Task goal
Make an exact copy of the data below, leaving out every picture.

START Data excerpt

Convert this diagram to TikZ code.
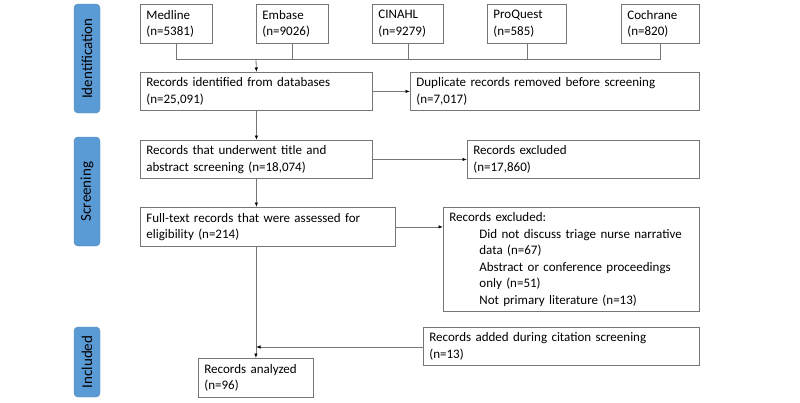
\documentclass[tikz,border=0pt]{standalone}
\usepackage{fontspec}
\setmainfont{Carlito}
\usetikzlibrary{arrows.meta}
\definecolor{stagebl}{RGB}{91,155,213}
\definecolor{linegr}{RGB}{118,118,118}
\begin{document}
\begin{tikzpicture}[x=1pt, y=-1pt,
    box/.style={draw=linegr, line width=0.8pt, rectangle, anchor=north west,
        align=left, inner xsep=6pt, inner ysep=0pt,
        font=\fontsize{13}{16.5}\selectfont},
    stage/.style={draw=stagebl!85!black, fill=stagebl, rounded corners=4pt,
        minimum height=26pt, rotate=90, inner sep=0pt,
        font=\fontsize{15}{18}\selectfont},
    conn/.style={draw=linegr, line width=0.8pt},
    arr/.style={conn, -{Latex[length=4.5pt, width=3.5pt, black]}}]
    \useasboundingbox (0,0) rectangle (800,402);
    %% Stage labels
    \node[stage, minimum width=109pt] (idlab) at (87, 58.5) {Identification};
    \node[stage, minimum width=109pt] (sclab) at (87, 191.5) {Screening};
    \node[stage, minimum width=70pt] (inlab) at (87, 362) {Included};
    %% Databases
    \node[box, text width=60pt, minimum height=39pt] (medline) at (140, 4)
        {Medline\\(n=5381)};
    \node[box, text width=60pt, minimum height=39pt] (embase) at (256, 4)
        {Embase\\(n=9026)};
    \node[box, text width=59pt, minimum height=39pt] (cinahl) at (372, 4)
        {CINAHL\\(n=9279)};
    \node[box, text width=67pt, minimum height=39pt] (proquest) at (487, 4)
        {ProQuest\\(n=585)};
    \node[box, text width=66pt, minimum height=39pt] (cochrane) at (621, 4)
        {Cochrane\\(n=820)};
    %% Main column
    \node[box, text width=220pt, minimum height=38pt] (identified) at (140, 72)
        {Records identified from databases\\(n=25,091)};
    \node[box, text width=220pt, minimum height=38pt] (screened) at (140, 140)
        {Records that underwent title and\\abstract screening (n=18,074)};
    \node[box, text width=243pt, minimum height=39pt] (fulltext) at (140, 207)
        {Full-text records that were assessed for\\eligibility (n=214)};
    \node[box, text width=103pt, minimum height=39pt] (analyzed) at (198, 358)
        {Records analyzed\\(n=96)};
    %% Side boxes
    \node[box, text width=277pt, minimum height=38pt] (duplicates) at (410, 72)
        {Duplicate records removed before screening\\(n=7,017)};
    \node[box, text width=220pt, minimum height=38pt] (excluded) at (467, 140)
        {Records excluded\\(n=17,860)};
    \node[box, text width=244pt, minimum height=104pt] (ftexcluded) at (443, 207)
        {Records excluded:\\
         \hspace*{30pt}Did not discuss triage nurse narrative\\
         \hspace*{30pt}data (n=67)\\
         \hspace*{30pt}Abstract or conference proceedings\\
         \hspace*{30pt}only (n=51)\\
         \hspace*{30pt}Not primary literature (n=13)};
    \node[box, text width=264pt, minimum height=38pt] (added) at (423, 327)
        {Records added during citation screening\\(n=13)};
    %% Connectors
    \coordinate (bus) at (256, 59);
    \coordinate (join) at (256, 347);
    \draw[conn] (medline.south) |- (cochrane.south |- bus) -- (cochrane.south);
    \foreach \db in {embase, cinahl, proquest}
        \draw[conn] (\db.south) -- (\db.south |- bus);
    \draw[arr] (bus) -- (identified.north);
    \draw[arr] (identified.east) -- (duplicates.west);
    \draw[arr] (identified.south) -- (screened.north);
    \draw[arr] (screened.east) -- (excluded.west);
    \draw[arr] (screened.south) -- (screened.south |- fulltext.north);
    \draw[arr] (fulltext.east) -- (fulltext.east -| ftexcluded.west);
    \draw[arr] (analyzed.north |- fulltext.south) -- (analyzed.north);
    \draw[arr] (added.west |- join) -- (join);
\end{tikzpicture}
\end{document}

END Data excerpt

In response
Convert this diagram to TikZ code.
\documentclass[tikz,border=0pt]{standalone}
\usepackage{fontspec}
\setmainfont{Carlito}
\usetikzlibrary{arrows.meta}
\definecolor{stagebl}{RGB}{91,155,213}
\definecolor{linegr}{RGB}{118,118,118}
\begin{document}
\begin{tikzpicture}[x=1pt, y=-1pt,
    box/.style={draw=linegr, line width=0.8pt, rectangle, anchor=north west,
        align=left, inner xsep=6pt, inner ysep=0pt,
        font=\fontsize{13}{16.5}\selectfont},
    stage/.style={draw=stagebl!85!black, fill=stagebl, rounded corners=4pt,
        minimum height=26pt, rotate=90, inner sep=0pt,
        font=\fontsize{15}{18}\selectfont},
    conn/.style={draw=linegr, line width=0.8pt},
    arr/.style={conn, -{Latex[length=4.5pt, width=3.5pt, black]}}]
    \useasboundingbox (0,0) rectangle (800,402);
    %% Stage labels
    \node[stage, minimum width=109pt] (idlab) at (87, 58.5) {Identification};
    \node[stage, minimum width=109pt] (sclab) at (87, 191.5) {Screening};
    \node[stage, minimum width=70pt] (inlab) at (87, 362) {Included};
    %% Databases
    \node[box, text width=60pt, minimum height=39pt] (medline) at (140, 4)
        {Medline\\(n=5381)};
    \node[box, text width=60pt, minimum height=39pt] (embase) at (256, 4)
        {Embase\\(n=9026)};
    \node[box, text width=59pt, minimum height=39pt] (cinahl) at (372, 4)
        {CINAHL\\(n=9279)};
    \node[box, text width=67pt, minimum height=39pt] (proquest) at (487, 4)
        {ProQuest\\(n=585)};
    \node[box, text width=66pt, minimum height=39pt] (cochrane) at (621, 4)
        {Cochrane\\(n=820)};
    %% Main column
    \node[box, text width=220pt, minimum height=38pt] (identified) at (140, 72)
        {Records identified from databases\\(n=25,091)};
    \node[box, text width=220pt, minimum height=38pt] (screened) at (140, 140)
        {Records that underwent title and\\abstract screening (n=18,074)};
    \node[box, text width=243pt, minimum height=39pt] (fulltext) at (140, 207)
        {Full-text records that were assessed for\\eligibility (n=214)};
    \node[box, text width=103pt, minimum height=39pt] (analyzed) at (198, 358)
        {Records analyzed\\(n=96)};
    %% Side boxes
    \node[box, text width=277pt, minimum height=38pt] (duplicates) at (410, 72)
        {Duplicate records removed before screening\\(n=7,017)};
    \node[box, text width=220pt, minimum height=38pt] (excluded) at (467, 140)
        {Records excluded\\(n=17,860)};
    \node[box, text width=244pt, minimum height=104pt] (ftexcluded) at (443, 207)
        {Records excluded:\\
         \hspace*{30pt}Did not discuss triage nurse narrative\\
         \hspace*{30pt}data (n=67)\\
         \hspace*{30pt}Abstract or conference proceedings\\
         \hspace*{30pt}only (n=51)\\
         \hspace*{30pt}Not primary literature (n=13)};
    \node[box, text width=264pt, minimum height=38pt] (added) at (423, 327)
        {Records added during citation screening\\(n=13)};
    %% Connectors
    \coordinate (bus) at (256, 59);
    \coordinate (join) at (256, 347);
    \draw[conn] (medline.south) |- (cochrane.south |- bus) -- (cochrane.south);
    \foreach \db in {embase, cinahl, proquest}
        \draw[conn] (\db.south) -- (\db.south |- bus);
    \draw[arr] (bus) -- (identified.north);
    \draw[arr] (identified.east) -- (duplicates.west);
    \draw[arr] (identified.south) -- (screened.north);
    \draw[arr] (screened.east) -- (excluded.west);
    \draw[arr] (screened.south) -- (screened.south |- fulltext.north);
    \draw[arr] (fulltext.east) -- (fulltext.east -| ftexcluded.west);
    \draw[arr] (analyzed.north |- fulltext.south) -- (analyzed.north);
    \draw[arr] (added.west |- join) -- (join);
\end{tikzpicture}
\end{document}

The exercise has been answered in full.